# This Jupyter Notebook imports Excel File with Housing

## and tells the best options based on data...

I personally was looking for 1 bedroom / studio in range up to USD 1,500/month.

In addition, I wanted the place with good reviews.

Also, I needed 3 months only, so it wasn't that easy...

I expect to choose 5 places out of 150 :)

Let's start by importing our excel file:

In [1]:
import pandas as pd
from IPython.display import display
houses = pd.read_excel('Housing.xlsx')
display(houses.head())

Unnamed: 0,Count,Name,S/1b/2b,$/month,Minimum Term,By Bike,By Bus,#buses,Reviews Google,Yelp Reviews,webpage,emailed?,called?,Love?,Comments
0,1,Heights Park Row,,,,22 minutes,1:30hr,2.0,Bad,,https://www.heightsparkrow.com/Marketing/Contact,Yes,No,No,
1,2,14220 Apartments at Park Row,,,,27 min,1:20hr,2.0,Terrible,,https://www.14220houstonapartments.com/houston...,No,No,No,Overcharged when moving out
2,3,The Legend at Park Ten Apartments,,,,31 min,1:40hr,2.0,Bad,,https://www.legendatparkten.com/?utm_source=Go...,No,No,No,Don’t allow other people to sleep in apparantl...
3,4,Park Place Houston,,,,,,,Terrible,,,No,No,No,"Crime, bugs"
4,5,Marquis on Park Row,,,,,,,Terrible,,https://www.cwsapartments.com/marquis-on-park-...,No,No,No,"Crime, roaches, no maintanence"


Now let's get rid of NaNs first, and the count column (which is quite useless here):

In [2]:
del houses['Count']
houses['$/month'] = houses['$/month'].fillna(0)
houses = houses.fillna('?')
display(houses.head())

Unnamed: 0,Name,S/1b/2b,$/month,Minimum Term,By Bike,By Bus,#buses,Reviews Google,Yelp Reviews,webpage,emailed?,called?,Love?,Comments
0,Heights Park Row,?,0,?,22 minutes,1:30hr,2,Bad,?,https://www.heightsparkrow.com/Marketing/Contact,Yes,No,No,?
1,14220 Apartments at Park Row,?,0,?,27 min,1:20hr,2,Terrible,?,https://www.14220houstonapartments.com/houston...,No,No,No,Overcharged when moving out
2,The Legend at Park Ten Apartments,?,0,?,31 min,1:40hr,2,Bad,?,https://www.legendatparkten.com/?utm_source=Go...,No,No,No,Don’t allow other people to sleep in apparantl...
3,Park Place Houston,?,0,?,?,?,?,Terrible,?,?,No,No,No,"Crime, bugs"
4,Marquis on Park Row,?,0,?,?,?,?,Terrible,?,https://www.cwsapartments.com/marquis-on-park-...,No,No,No,"Crime, roaches, no maintanence"

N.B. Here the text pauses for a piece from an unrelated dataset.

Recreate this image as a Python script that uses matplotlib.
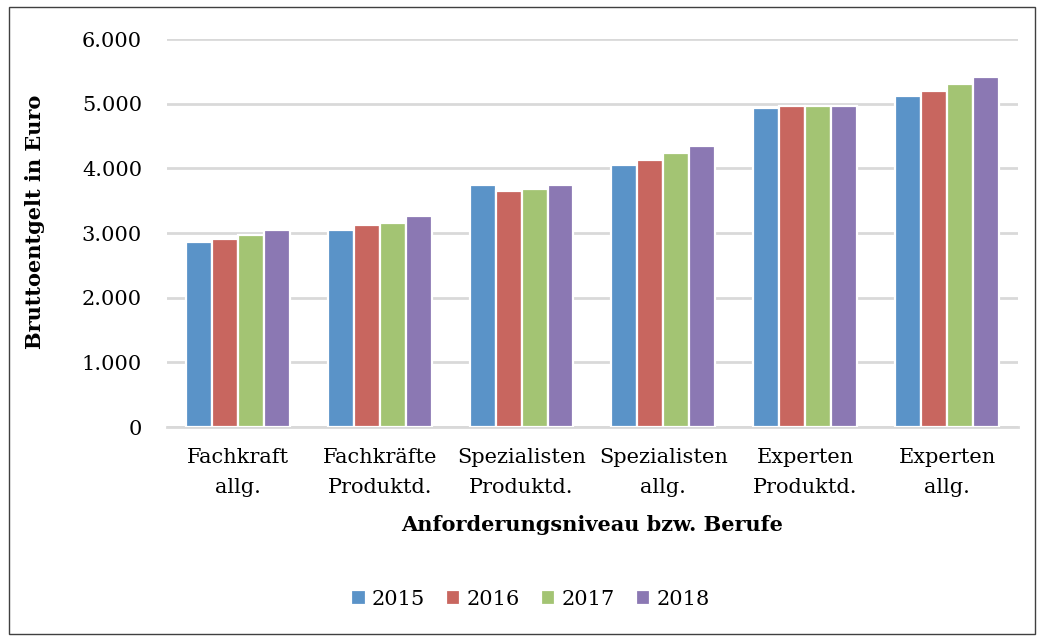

I think that's it so far for preprocessing :)

Let's now select the best candidates...

## Shortlist1: The best candidates as of right now

Idea1: I need 3 months or below as a Minimum Term length.

Idea2: I need price below $1,500/month.

Idea3: Reviews should be decent.

First 2 ideas seem straightforward. How to go about third? I used word classification there. Let's see all the options:

In [3]:
houses['Reviews Google'].unique()

array(['Bad', 'Terrible', 'Ok', '?', 'Awesome', 'Good', 'The worst lol',
       'The worst', 'No Raiting', 'Amazing'], dtype=object)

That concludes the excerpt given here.